Opinion

Shirley Sherrod Can't End Racism Alone: Opinion

 

Blame right-wing blogger Andrew Breitbart. Blame the Fox News Channel, Bill O'Reilly and Sean Hannity. Blame the NAACP, Agriculture Secretary Tom Vilsack and Obama. Or take this as an opportunity to heal our nation's oldest wound: racism.

After a doctored tape tarnished Shirley Sherrod's life work and credibility and got her fired, even the president reached out to Sherrod. The former Agriculture Department employee was still weighing her options Friday morning.

Shirley-Sherrod
Shirley Sherrod

After several days of drama, the upshot: Racists are delusional psychos who should be institutionalized or at least fired; journalism without fact-checking is just fiction; fat cats look just as awkward eating crow as everyone; and this is the rebirth of the age of the Crucible, ruled by gossip, suspicion and snap judgments.

African-American Shirley Sherrod, whose father was allegedly murdered by white men in a hate crime that was never prosecuted, has devoted the bulk of her career to fighting racism.
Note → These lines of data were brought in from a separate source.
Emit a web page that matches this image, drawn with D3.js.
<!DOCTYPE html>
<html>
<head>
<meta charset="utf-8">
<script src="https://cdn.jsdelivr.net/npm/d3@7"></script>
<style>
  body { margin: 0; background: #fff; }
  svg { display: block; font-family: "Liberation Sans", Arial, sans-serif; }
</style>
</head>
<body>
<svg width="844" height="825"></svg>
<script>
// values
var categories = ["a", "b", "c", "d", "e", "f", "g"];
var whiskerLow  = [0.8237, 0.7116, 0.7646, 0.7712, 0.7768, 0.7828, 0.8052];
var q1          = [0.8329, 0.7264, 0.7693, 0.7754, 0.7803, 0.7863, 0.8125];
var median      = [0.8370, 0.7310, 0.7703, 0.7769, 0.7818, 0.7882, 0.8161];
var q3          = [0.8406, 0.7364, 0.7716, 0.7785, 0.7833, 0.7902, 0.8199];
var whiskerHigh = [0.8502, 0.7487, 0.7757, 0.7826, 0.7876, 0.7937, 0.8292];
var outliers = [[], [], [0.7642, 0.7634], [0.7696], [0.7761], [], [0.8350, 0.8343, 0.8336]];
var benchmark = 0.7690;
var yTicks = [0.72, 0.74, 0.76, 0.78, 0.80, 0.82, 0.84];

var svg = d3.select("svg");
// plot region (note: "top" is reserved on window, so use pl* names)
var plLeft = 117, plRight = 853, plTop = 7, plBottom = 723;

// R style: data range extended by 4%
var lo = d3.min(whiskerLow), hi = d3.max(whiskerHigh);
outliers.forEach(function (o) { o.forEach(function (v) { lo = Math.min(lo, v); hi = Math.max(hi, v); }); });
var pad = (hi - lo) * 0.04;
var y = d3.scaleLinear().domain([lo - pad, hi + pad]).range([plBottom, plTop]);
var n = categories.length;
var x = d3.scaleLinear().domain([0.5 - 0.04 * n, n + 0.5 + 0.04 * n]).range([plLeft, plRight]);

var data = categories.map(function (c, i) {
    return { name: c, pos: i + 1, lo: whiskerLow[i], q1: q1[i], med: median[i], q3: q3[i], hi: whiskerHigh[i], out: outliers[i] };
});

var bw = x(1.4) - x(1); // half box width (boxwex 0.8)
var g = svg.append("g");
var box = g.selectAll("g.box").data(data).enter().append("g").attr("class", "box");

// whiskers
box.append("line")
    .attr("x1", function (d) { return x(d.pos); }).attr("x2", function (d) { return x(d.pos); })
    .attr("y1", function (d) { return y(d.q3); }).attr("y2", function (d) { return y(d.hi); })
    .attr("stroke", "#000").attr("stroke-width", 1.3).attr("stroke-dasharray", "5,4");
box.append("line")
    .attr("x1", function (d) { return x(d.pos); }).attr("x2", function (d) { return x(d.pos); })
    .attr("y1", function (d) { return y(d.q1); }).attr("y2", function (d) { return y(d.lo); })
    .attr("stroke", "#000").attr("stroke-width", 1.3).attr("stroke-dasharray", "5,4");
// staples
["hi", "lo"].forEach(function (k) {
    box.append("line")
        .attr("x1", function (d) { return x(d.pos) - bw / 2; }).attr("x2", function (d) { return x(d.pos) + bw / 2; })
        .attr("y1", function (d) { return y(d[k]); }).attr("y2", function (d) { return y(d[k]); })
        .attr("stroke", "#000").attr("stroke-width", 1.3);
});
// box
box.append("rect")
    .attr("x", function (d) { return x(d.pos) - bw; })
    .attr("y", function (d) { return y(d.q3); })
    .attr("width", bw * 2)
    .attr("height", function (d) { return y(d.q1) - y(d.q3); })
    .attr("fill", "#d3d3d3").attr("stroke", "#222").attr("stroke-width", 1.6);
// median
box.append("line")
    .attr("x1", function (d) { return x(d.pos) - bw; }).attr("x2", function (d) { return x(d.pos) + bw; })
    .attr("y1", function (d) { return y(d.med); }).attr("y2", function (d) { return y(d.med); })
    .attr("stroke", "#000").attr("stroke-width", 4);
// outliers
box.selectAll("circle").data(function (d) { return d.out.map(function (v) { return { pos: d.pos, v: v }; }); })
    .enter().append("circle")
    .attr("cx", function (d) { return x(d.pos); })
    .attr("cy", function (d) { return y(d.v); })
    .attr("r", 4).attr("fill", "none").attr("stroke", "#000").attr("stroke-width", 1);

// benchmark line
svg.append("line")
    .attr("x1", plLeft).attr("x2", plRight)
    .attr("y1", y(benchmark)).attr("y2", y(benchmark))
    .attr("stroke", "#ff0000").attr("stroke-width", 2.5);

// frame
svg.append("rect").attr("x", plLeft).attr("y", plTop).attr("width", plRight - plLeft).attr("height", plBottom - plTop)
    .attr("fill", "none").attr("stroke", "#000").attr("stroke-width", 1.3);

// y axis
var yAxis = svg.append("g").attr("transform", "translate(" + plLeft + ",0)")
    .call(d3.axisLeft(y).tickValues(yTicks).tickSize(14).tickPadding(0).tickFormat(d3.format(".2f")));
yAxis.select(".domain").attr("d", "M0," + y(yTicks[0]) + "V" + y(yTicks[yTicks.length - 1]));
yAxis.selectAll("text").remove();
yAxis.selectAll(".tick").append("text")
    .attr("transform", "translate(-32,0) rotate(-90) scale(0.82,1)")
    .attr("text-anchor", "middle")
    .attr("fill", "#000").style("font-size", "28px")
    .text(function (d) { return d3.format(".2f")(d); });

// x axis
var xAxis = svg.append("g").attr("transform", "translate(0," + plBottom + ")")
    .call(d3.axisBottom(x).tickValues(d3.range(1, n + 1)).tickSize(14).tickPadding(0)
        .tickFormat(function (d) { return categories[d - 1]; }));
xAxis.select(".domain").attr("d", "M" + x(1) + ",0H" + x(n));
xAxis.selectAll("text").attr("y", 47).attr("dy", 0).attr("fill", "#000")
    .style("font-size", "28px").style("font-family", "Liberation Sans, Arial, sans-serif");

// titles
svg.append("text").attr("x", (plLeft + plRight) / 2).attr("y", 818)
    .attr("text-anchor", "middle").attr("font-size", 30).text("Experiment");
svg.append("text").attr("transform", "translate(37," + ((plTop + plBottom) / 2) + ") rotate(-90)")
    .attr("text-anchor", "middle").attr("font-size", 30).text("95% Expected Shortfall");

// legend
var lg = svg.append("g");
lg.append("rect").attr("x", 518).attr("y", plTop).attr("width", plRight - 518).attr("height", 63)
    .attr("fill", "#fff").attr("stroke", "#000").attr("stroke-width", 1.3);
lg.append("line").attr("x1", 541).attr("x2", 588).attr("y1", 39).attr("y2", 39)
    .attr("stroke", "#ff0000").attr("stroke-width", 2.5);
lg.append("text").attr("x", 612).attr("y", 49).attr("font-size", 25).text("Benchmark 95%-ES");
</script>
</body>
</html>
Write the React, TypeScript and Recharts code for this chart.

She initially pledged to help only poor African-American farmers, who have for decades allegedly been denied the same loans and grants offered their "white counterparts." (Mental note: When it comes to racism, "counterpart" is a counterproductive word in the healing process. But I digress.)

Sherrod told her personal growth story at an NAACP lecture, using language she knew would engage the crowd. As an employee of the USDA, Sherrod shared how she shook her racist views and teamed with white farmers Roger and Eloise Spooner to help them fight to keep their land. It was no longer about black and white, said Sherrod. It had become about poor people, regardless of race.

Breitbart posted on his site an edited clip from this lecture that, when taken out of context, made Sherrod appear racist. The story was picked up by Fox, and within days, the NAACP, O'Reilly, liberal and conservative bloggers and media pundits called for her ouster. Vilsack obliged; in a knee-jerk reaction, injustice was swiftly served.

Once the full 35-minute speech was reviewed, the villain became a hero. Sherrod's former boss Vilsack and White House spokesman Robert Gibbs offered their apologies. Vilsack, who had received a transcript of only a few minutes of the speech, admitted to making a snap decision and offered "the good woman" a new position at the USDA.